→ DATA SECTION:
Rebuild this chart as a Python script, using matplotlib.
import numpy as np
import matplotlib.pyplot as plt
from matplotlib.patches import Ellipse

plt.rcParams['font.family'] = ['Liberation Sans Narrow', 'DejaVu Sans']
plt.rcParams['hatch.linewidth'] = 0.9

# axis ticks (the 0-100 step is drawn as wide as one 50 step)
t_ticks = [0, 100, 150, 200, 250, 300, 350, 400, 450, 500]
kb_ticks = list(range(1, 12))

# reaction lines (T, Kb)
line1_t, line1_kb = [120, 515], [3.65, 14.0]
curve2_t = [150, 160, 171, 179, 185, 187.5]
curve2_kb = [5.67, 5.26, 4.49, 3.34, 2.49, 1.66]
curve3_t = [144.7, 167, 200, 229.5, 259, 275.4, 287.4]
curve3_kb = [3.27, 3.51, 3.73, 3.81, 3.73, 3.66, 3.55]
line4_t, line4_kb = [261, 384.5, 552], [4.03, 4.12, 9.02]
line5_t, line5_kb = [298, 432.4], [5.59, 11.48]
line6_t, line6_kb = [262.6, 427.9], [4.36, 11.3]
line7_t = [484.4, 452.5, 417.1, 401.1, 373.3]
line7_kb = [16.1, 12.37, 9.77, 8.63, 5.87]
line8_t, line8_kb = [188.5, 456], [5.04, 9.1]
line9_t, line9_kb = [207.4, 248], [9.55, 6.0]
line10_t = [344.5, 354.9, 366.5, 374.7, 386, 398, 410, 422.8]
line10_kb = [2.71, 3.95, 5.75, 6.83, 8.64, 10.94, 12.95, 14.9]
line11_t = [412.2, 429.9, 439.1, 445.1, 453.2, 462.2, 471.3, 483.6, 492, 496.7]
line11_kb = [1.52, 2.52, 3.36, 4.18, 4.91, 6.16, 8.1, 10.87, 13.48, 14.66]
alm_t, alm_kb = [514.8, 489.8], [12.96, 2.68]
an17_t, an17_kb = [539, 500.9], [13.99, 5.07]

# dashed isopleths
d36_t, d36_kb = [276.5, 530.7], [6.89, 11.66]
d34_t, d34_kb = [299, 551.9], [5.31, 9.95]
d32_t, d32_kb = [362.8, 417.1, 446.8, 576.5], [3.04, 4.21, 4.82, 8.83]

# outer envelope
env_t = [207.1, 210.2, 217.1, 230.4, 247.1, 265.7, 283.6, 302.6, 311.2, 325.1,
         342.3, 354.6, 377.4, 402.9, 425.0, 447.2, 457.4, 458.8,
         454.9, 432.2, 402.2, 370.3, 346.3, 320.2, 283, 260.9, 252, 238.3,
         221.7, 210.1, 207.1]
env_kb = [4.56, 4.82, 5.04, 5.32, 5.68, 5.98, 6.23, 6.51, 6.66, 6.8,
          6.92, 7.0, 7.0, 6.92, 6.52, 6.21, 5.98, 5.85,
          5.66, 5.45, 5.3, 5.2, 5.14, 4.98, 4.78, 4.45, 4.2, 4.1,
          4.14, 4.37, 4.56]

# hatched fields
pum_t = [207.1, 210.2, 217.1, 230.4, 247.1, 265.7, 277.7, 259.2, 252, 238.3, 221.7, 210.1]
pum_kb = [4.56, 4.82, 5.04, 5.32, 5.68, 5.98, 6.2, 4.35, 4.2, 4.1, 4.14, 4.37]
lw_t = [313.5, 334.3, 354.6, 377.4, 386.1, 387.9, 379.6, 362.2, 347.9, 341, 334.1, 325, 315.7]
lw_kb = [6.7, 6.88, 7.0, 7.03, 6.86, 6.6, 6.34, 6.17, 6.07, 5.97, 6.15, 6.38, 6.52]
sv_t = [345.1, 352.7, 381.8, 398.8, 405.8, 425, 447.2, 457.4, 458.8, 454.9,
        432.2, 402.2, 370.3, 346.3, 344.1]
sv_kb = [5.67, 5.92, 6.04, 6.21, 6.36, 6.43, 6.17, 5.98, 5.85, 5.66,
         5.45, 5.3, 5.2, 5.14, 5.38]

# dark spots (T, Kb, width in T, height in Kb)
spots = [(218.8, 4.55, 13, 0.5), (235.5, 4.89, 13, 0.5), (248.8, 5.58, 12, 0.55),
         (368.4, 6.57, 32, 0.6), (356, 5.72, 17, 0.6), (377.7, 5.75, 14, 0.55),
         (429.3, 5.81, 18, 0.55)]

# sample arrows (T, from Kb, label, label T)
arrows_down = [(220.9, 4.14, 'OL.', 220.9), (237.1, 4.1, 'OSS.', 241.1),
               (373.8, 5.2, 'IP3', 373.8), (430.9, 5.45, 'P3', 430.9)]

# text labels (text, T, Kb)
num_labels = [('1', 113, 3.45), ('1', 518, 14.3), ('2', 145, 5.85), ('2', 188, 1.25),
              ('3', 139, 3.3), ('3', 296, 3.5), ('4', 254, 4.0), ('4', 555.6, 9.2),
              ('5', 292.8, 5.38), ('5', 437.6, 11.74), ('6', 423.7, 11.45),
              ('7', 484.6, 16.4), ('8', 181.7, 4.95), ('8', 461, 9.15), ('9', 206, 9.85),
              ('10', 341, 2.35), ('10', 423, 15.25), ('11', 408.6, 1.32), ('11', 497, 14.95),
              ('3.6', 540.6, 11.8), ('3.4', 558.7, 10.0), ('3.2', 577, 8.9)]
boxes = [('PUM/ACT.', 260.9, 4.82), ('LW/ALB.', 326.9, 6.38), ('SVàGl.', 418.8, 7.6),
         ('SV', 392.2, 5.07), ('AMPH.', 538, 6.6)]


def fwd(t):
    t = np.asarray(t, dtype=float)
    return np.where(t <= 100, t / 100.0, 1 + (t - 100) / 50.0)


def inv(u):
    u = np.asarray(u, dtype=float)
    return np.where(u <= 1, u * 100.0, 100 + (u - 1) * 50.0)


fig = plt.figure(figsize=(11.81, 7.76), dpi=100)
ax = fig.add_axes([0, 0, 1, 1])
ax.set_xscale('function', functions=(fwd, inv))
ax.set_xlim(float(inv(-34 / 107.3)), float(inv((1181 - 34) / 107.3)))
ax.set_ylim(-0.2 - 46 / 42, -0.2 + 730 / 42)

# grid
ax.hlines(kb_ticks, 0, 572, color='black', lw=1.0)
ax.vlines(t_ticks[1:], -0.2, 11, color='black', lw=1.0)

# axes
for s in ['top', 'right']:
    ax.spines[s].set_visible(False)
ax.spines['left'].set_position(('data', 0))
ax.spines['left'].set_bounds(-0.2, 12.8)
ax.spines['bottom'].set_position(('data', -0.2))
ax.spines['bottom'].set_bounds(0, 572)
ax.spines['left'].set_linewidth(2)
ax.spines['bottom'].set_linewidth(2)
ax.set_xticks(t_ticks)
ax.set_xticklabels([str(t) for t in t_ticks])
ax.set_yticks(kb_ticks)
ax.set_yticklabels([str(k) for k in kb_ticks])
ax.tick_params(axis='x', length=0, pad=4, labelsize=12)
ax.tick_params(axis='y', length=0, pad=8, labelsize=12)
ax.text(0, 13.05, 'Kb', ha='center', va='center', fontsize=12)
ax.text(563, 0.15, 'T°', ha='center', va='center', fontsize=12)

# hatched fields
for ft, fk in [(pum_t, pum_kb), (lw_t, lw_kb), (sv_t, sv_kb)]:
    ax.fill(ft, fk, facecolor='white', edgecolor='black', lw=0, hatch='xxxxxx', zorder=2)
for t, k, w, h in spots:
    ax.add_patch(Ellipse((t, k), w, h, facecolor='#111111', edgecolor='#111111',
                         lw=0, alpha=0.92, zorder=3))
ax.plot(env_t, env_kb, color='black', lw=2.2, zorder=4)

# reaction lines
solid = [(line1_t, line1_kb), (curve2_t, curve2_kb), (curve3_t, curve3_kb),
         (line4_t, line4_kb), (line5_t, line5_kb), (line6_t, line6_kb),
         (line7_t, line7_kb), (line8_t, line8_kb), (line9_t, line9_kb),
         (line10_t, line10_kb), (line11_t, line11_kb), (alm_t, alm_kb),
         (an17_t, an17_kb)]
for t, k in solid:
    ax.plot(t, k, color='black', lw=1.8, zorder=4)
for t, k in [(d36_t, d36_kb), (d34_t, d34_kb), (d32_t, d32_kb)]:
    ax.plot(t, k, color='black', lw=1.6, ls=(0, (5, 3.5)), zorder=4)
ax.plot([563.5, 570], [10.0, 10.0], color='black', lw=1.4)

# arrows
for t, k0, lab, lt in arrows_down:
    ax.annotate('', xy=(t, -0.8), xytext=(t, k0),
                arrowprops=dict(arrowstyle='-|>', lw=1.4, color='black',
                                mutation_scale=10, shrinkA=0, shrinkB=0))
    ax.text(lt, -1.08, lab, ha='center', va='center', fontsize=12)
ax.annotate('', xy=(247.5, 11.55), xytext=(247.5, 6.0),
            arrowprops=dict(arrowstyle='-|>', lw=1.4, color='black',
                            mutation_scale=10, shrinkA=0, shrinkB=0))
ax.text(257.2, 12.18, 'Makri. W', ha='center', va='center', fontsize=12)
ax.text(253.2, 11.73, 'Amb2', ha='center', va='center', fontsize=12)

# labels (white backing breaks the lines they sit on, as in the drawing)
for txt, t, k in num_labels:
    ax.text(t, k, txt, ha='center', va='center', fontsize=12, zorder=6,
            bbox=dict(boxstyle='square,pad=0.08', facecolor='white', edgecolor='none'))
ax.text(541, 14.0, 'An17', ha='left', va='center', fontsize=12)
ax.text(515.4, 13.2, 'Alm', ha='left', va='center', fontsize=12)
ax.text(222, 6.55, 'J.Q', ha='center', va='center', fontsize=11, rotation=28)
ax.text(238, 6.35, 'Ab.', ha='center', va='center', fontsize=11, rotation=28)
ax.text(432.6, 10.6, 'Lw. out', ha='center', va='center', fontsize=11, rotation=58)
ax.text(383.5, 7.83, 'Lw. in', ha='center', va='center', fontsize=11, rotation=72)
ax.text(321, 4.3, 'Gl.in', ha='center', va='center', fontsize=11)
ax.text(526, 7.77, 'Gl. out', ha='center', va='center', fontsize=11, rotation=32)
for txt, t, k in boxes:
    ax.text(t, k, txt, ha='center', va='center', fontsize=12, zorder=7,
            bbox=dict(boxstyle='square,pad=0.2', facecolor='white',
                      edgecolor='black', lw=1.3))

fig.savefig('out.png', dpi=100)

→ TASK PROMPT: From the data, collect all lines where the string "matplotlib" appears.

→ CORRECT ANSWER:
Rebuild this chart as a Python script, using matplotlib.
import matplotlib.pyplot as plt
from matplotlib.patches import Ellipse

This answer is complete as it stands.